A Charlie Chaplin Museum Has Opened in Switzerland
Over a century after Charlie Chaplin made his first film, the mustachioed Little Tramp remains one of the most recognizable, and beloved, movie characters of all time. Now, in celebration of the famed performer, a new museum called Chaplin’s World has opened in Switzerland.
Chaplin’s World is located in the village of Corsier-sur-Vevey on Chaplin’s former estate. Though the comedian was born in London, and spent most of his career in Hollywood, he was pushed out of America in the 1950s, accused of Communist sympathies during the height of McCarthyism. He spent the last 25 years of his life with his wife and children on the sprawling Swiss estate.
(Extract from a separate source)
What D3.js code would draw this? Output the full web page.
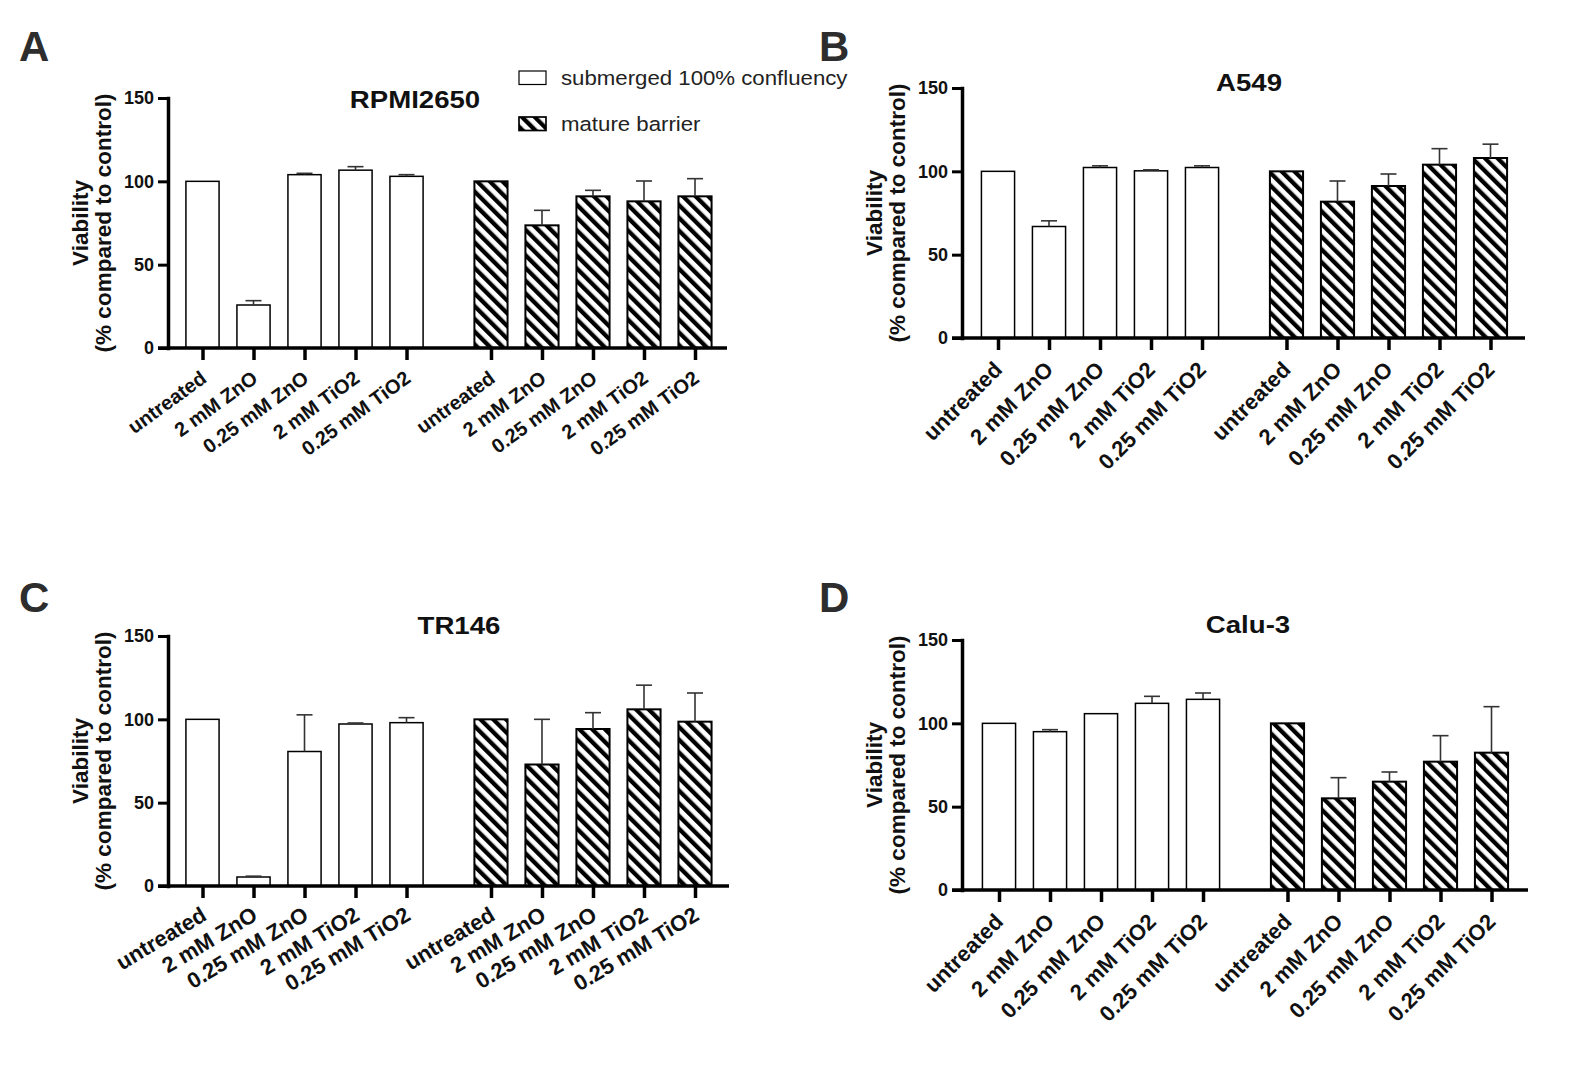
<!DOCTYPE html>
<html>
<head>
<meta charset="utf-8">
<script src="https://cdn.jsdelivr.net/npm/d3@7"></script>
<style>
  body { margin: 0; background: #fff; }
  text { font-family: "Liberation Sans", Arial, sans-serif; }
</style>
</head>
<body>
<div id="figure"></div>
<script>
// viability after ZnO / TiO2 exposure, four cell lines

// categories
const cellLines = ["RPMI2650", "A549", "TR146", "Calu-3"];
const panelLetters = ["A", "B", "C", "D"];
const groups = ["submerged 100% confluency", "mature barrier"];
const treatments = ["untreated", "2 mM ZnO", "0.25 mM ZnO", "2 mM TiO2", "0.25 mM TiO2"];
const yTicks = [0, 50, 100, 150];
const yTitle = ["Viability", "(% compared to control)"];

// mean viability (%) and upper error (SD)
const rpmiSubmerged   = [100, 25.8, 104, 106.7, 103];
const rpmiSubmergedSD = [0, 2.6, 0.8, 2.1, 1];
const rpmiMature      = [100, 73.6, 91, 88, 91];
const rpmiMatureSD    = [0, 9, 3.6, 12.2, 10.6];

const a549Submerged   = [100, 66.9, 102.3, 100.3, 102.3];
const a549SubmergedSD = [0, 3.4, 1, 0.6, 1];
const a549Mature      = [100, 81.8, 91.2, 104, 108];
const a549MatureSD    = [0, 12.4, 7.2, 9.6, 8.3];

const tr146Submerged   = [100, 5.4, 80.7, 97.2, 98];
const tr146SubmergedSD = [0, 0.5, 22, 0.6, 3];
const tr146Mature      = [100, 72.9, 94.2, 106, 98.6];
const tr146MatureSD    = [0, 27.1, 9.8, 14.5, 17.2];

const calu3Submerged   = [100, 95, 105.8, 112, 114.4];
const calu3SubmergedSD = [0, 1.2, 0, 4.2, 3.8];
const calu3Mature      = [100, 55, 65, 77, 82.4];
const calu3MatureSD    = [0, 12.4, 5.8, 15.6, 27.6];

const panelData = [
  [[rpmiSubmerged, rpmiSubmergedSD], [rpmiMature, rpmiMatureSD]],
  [[a549Submerged, a549SubmergedSD], [a549Mature, a549MatureSD]],
  [[tr146Submerged, tr146SubmergedSD], [tr146Mature, tr146MatureSD]],
  [[calu3Submerged, calu3SubmergedSD], [calu3Mature, calu3MatureSD]]
];

// where each panel sits on the page
const layout = [
  { ox: 168, y0: 348, gx: 177,   axisEnd: 727,  titleX: 415,  titleY: 108, letterX: 19,  letterY: 61,  labelSize: 20, labelAngle: 36 },
  { ox: 962, y0: 338, gx: 972.5, axisEnd: 1525, titleX: 1249, titleY: 91,  letterX: 819, letterY: 61,  labelSize: 22, labelAngle: 45 },
  { ox: 168, y0: 886, gx: 177,   axisEnd: 729,  titleX: 459,  titleY: 634, letterX: 19,  letterY: 612, labelSize: 22, labelAngle: 31 },
  { ox: 962, y0: 890, gx: 973.5, axisEnd: 1528, titleX: 1248, titleY: 633, letterX: 819, letterY: 612, labelSize: 22, labelAngle: 45 }
];

const width = 1592, height = 1080;
const plotH = 250;      // height of 0..150
const groupsW = 543.5;  // width taken by both bar groups

const svg = d3.select("#figure")
  .append("svg")
  .attr("width", width)
  .attr("height", height);

// diagonal hatch for the mature barrier bars
const hatch = svg.append("defs")
  .append("pattern")
  .attr("id", "hatch")
  .attr("patternUnits", "userSpaceOnUse")
  .attr("width", 9)
  .attr("height", 9)
  .attr("patternTransform", "rotate(-45)");
hatch.append("rect").attr("width", 9).attr("height", 9).attr("fill", "#fff");
hatch.append("rect").attr("width", 4.3).attr("height", 9).attr("fill", "#000");

const fills = ["#fff", "url(#hatch)"];
const strokes = [1.5, 2];

cellLines.forEach(function(name, i) {
  const L = layout[i];
  const g = svg.append("g");

  // scales
  const y = d3.scaleLinear().domain([0, 150]).range([L.y0, L.y0 - plotH]);
  const x0 = d3.scaleBand().domain(groups).range([L.gx, L.gx + groupsW]).paddingInner(0.116);
  const x1 = d3.scaleBand().domain(treatments).range([0, x0.bandwidth()])
    .paddingInner(0.35).paddingOuter(0.175);

  const keys = [];
  const centers = [];
  groups.forEach(gr => treatments.forEach(t => {
    keys.push(gr + "|" + t);
    centers.push(x0(gr) + x1(t) + x1.bandwidth() / 2);
  }));
  const xTick = d3.scaleOrdinal().domain(keys).range(centers);

  // rows for bars
  const rows = [];
  groups.forEach((gr, gi) => treatments.forEach((t, ti) => {
    rows.push({ group: gr, gi: gi, t: t, v: panelData[i][gi][0][ti], sd: panelData[i][gi][1][ti] });
  }));

  // bars
  g.append("g")
    .selectAll("rect")
    .data(rows)
    .join("rect")
      .attr("x", d => x0(d.group) + x1(d.t))
      .attr("y", d => y(d.v))
      .attr("width", x1.bandwidth())
      .attr("height", d => y(0) - y(d.v))
      .attr("fill", d => fills[d.gi])
      .attr("stroke", "#000")
      .attr("stroke-width", d => strokes[d.gi]);

  // error bars (upper only)
  const err = g.append("g")
    .selectAll("g")
    .data(rows.filter(d => d.sd > 0))
    .join("g")
      .attr("stroke", "#333")
      .attr("stroke-width", 1.6);
  err.append("line")
    .attr("x1", d => xTick(d.group + "|" + d.t))
    .attr("x2", d => xTick(d.group + "|" + d.t))
    .attr("y1", d => y(d.v))
    .attr("y2", d => y(d.v + d.sd));
  err.append("line")
    .attr("x1", d => xTick(d.group + "|" + d.t) - 8)
    .attr("x2", d => xTick(d.group + "|" + d.t) + 8)
    .attr("y1", d => y(d.v + d.sd))
    .attr("y2", d => y(d.v + d.sd));

  // y axis
  const axisY = g.append("g")
    .attr("transform", `translate(${L.ox},0)`)
    .call(d3.axisLeft(y).tickValues(yTicks).tickSize(10).tickSizeOuter(0).tickPadding(4));
  axisY.select(".domain").attr("stroke-width", 3.5).attr("stroke-linecap", "square");
  axisY.selectAll(".tick line").attr("stroke-width", 3);
  axisY.selectAll(".tick text")
    .style("font-family", "Liberation Sans, Arial, sans-serif")
    .style("font-size", "18px")
    .style("font-weight", "bold")
    .attr("fill", "#111");

  // x axis
  const axisX = g.append("g")
    .attr("transform", `translate(0,${L.y0})`)
    .call(d3.axisBottom(xTick).tickSize(12).tickFormat(k => k.split("|")[1]));
  axisX.select(".domain").remove();
  axisX.selectAll(".tick line").attr("stroke-width", 3.5);
  axisX.selectAll(".tick text")
    .attr("y", 0)
    .attr("dy", 0)
    .attr("text-anchor", "end")
    .attr("transform", `translate(5,33) rotate(-${L.labelAngle})`)
    .style("font-family", "Liberation Sans, Arial, sans-serif")
    .style("font-size", L.labelSize + "px")
    .style("font-weight", "bold")
    .attr("fill", "#111");

  // base line of the x axis, running from the y tick to the end
  g.append("line")
    .attr("x1", L.ox - 10)
    .attr("x2", L.axisEnd)
    .attr("y1", y(0))
    .attr("y2", y(0))
    .attr("stroke", "#000")
    .attr("stroke-width", 3.5);

  // y axis title
  const yMid = (y(0) + y(150)) / 2;
  yTitle.forEach((line, li) => {
    g.append("text")
      .attr("transform", `translate(${L.ox - 80 + li * 23},${yMid}) rotate(-90)`)
      .attr("text-anchor", "middle")
      .style("font-size", "22.5px")
      .style("font-weight", "bold")
      .attr("fill", "#111")
      .text(line);
  });

  // panel title
  g.append("text")
    .attr("transform", `translate(${L.titleX},${L.titleY}) scale(1.15,1)`)
    .attr("text-anchor", "middle")
    .style("font-size", "24px")
    .style("font-weight", "bold")
    .attr("fill", "#111")
    .text(name);

  // panel letter
  g.append("text")
    .attr("x", L.letterX)
    .attr("y", L.letterY)
    .style("font-size", "42px")
    .style("font-weight", "bold")
    .attr("fill", "#2d2d2d")
    .text(panelLetters[i]);
});

// legend (top of panel A)
const legend = svg.append("g")
  .selectAll("g")
  .data(groups)
  .join("g")
    .attr("transform", (d, i) => `translate(519,${71 + i * 46})`);
legend.append("rect")
  .attr("width", 27)
  .attr("height", 13.5)
  .attr("fill", (d, i) => fills[i])
  .attr("stroke", "#000")
  .attr("stroke-width", (d, i) => strokes[i] - 0.3);
legend.append("text")
  .attr("transform", "translate(42,13.5) scale(1.14,1)")
  .style("font-size", "19.5px")
  .attr("fill", "#222")
  .text(d => d);
</script>
</body>
</html>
The Telegraph reports that Chaplin’s World is officially open for business, after 15 years of planning. The museum is divided into three sections: the home where Chaplin spent his final years (the manoir), a re-created film studio featuring iconic props (including the Tramp’s hat and cane) and replicas of famous sets, and the 10-acre park surrounding Chaplin’s home. While the manoir focuses on Chaplin’s personal life, giving visitors a glimpse into the man behind the movies, the studio lets them get immersed in Chaplin’s films, transporting guests back to the early days of Hollywood. Visitors can wander through a replica of the little cabin from The Gold Rush (1925), see the iconic machinery from Modern Times (1936), and even stroll down a recreated Hollywood Boulevard.
“He was able to live a normal life here. He found the right life-work balance here in Switzerland. In England, he was really poor; in the United States, he was really successful in his career and money-wise; but his real happiness was here for 25 years,” museum director Jean-Pierre Pigeon told The Associated Press.
Pigeon also said: “... there was one thing [Chaplin] was scared of: being forgotten. So this is a good way to broaden his notoriety.”
Chaplin’s son Michael told reporters: ”This is a museum in movement, it is not static. It is like the character to whom it pays tribute.”